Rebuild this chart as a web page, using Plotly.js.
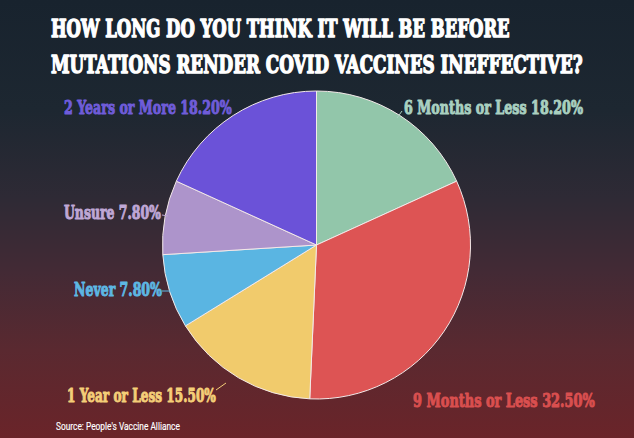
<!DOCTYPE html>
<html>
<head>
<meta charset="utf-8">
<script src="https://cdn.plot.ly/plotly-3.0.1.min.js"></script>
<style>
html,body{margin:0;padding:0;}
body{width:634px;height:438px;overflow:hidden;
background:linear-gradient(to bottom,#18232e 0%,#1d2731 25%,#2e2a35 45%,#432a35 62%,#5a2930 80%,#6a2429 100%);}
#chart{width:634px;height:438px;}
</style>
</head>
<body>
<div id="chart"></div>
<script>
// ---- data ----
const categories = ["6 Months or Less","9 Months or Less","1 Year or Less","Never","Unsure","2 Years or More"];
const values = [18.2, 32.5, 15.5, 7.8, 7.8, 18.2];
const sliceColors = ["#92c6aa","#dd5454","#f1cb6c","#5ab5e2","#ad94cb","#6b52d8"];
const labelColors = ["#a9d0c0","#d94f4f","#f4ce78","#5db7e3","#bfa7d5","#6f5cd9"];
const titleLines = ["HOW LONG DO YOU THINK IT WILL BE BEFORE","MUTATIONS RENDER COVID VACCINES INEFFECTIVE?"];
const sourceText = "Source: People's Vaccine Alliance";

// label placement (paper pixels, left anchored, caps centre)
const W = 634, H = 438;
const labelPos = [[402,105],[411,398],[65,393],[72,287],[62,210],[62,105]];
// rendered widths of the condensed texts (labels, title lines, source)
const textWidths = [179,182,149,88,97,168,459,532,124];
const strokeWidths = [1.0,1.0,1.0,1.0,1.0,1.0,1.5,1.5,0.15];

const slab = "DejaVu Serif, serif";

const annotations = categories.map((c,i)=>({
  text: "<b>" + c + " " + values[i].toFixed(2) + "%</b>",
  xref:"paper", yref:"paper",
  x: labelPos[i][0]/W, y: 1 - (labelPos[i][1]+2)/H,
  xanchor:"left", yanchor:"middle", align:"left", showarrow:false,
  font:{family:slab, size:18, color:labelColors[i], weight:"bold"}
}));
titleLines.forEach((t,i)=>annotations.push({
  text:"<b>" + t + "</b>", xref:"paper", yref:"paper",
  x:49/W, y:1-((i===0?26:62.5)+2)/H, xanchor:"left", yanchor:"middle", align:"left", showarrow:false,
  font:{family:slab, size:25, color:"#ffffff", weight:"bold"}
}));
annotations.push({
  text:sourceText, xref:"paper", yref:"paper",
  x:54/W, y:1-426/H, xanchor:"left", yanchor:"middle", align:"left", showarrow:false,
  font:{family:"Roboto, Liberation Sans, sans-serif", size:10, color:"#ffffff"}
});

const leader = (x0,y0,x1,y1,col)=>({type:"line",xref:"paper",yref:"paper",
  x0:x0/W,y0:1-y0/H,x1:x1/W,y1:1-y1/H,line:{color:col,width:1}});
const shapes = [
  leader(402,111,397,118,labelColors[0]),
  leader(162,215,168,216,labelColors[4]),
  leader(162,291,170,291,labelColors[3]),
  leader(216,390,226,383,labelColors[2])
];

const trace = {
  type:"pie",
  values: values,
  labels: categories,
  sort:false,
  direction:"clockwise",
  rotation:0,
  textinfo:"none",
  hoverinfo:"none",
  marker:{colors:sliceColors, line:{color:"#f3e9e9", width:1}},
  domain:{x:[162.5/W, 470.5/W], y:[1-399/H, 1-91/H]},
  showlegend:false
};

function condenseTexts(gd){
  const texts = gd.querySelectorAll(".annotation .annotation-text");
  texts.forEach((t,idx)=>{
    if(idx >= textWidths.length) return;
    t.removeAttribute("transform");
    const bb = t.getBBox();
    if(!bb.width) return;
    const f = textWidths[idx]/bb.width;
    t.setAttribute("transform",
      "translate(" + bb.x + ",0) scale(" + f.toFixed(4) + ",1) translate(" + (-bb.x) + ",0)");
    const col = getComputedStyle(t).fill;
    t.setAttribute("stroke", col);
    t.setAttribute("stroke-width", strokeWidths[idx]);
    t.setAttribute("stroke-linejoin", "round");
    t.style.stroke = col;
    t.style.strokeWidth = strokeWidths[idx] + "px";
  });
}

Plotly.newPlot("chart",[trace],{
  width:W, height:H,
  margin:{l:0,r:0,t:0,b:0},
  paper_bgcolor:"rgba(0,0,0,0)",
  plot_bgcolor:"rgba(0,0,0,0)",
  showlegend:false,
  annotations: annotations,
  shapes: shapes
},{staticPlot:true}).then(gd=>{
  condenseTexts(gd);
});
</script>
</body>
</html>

━━━

# Your instructions
Quote, exactly and only, the lines from the first line of the data above through the line containing "const strokeWidths = [1.0,1.0,1.0,1.0,1.0,1.0,1.5,1.5,0.15];". The pictures do not belong in it.

# Output for this exercise
Rebuild this chart as a web page, using Plotly.js.
<!DOCTYPE html>
<html>
<head>
<meta charset="utf-8">
<script src="https://cdn.plot.ly/plotly-3.0.1.min.js"></script>
<style>
html,body{margin:0;padding:0;}
body{width:634px;height:438px;overflow:hidden;
background:linear-gradient(to bottom,#18232e 0%,#1d2731 25%,#2e2a35 45%,#432a35 62%,#5a2930 80%,#6a2429 100%);}
#chart{width:634px;height:438px;}
</style>
</head>
<body>
<div id="chart"></div>
<script>
// ---- data ----
const categories = ["6 Months or Less","9 Months or Less","1 Year or Less","Never","Unsure","2 Years or More"];
const values = [18.2, 32.5, 15.5, 7.8, 7.8, 18.2];
const sliceColors = ["#92c6aa","#dd5454","#f1cb6c","#5ab5e2","#ad94cb","#6b52d8"];
const labelColors = ["#a9d0c0","#d94f4f","#f4ce78","#5db7e3","#bfa7d5","#6f5cd9"];
const titleLines = ["HOW LONG DO YOU THINK IT WILL BE BEFORE","MUTATIONS RENDER COVID VACCINES INEFFECTIVE?"];
const sourceText = "Source: People's Vaccine Alliance";

// label placement (paper pixels, left anchored, caps centre)
const W = 634, H = 438;
const labelPos = [[402,105],[411,398],[65,393],[72,287],[62,210],[62,105]];
// rendered widths of the condensed texts (labels, title lines, source)
const textWidths = [179,182,149,88,97,168,459,532,124];
const strokeWidths = [1.0,1.0,1.0,1.0,1.0,1.0,1.5,1.5,0.15];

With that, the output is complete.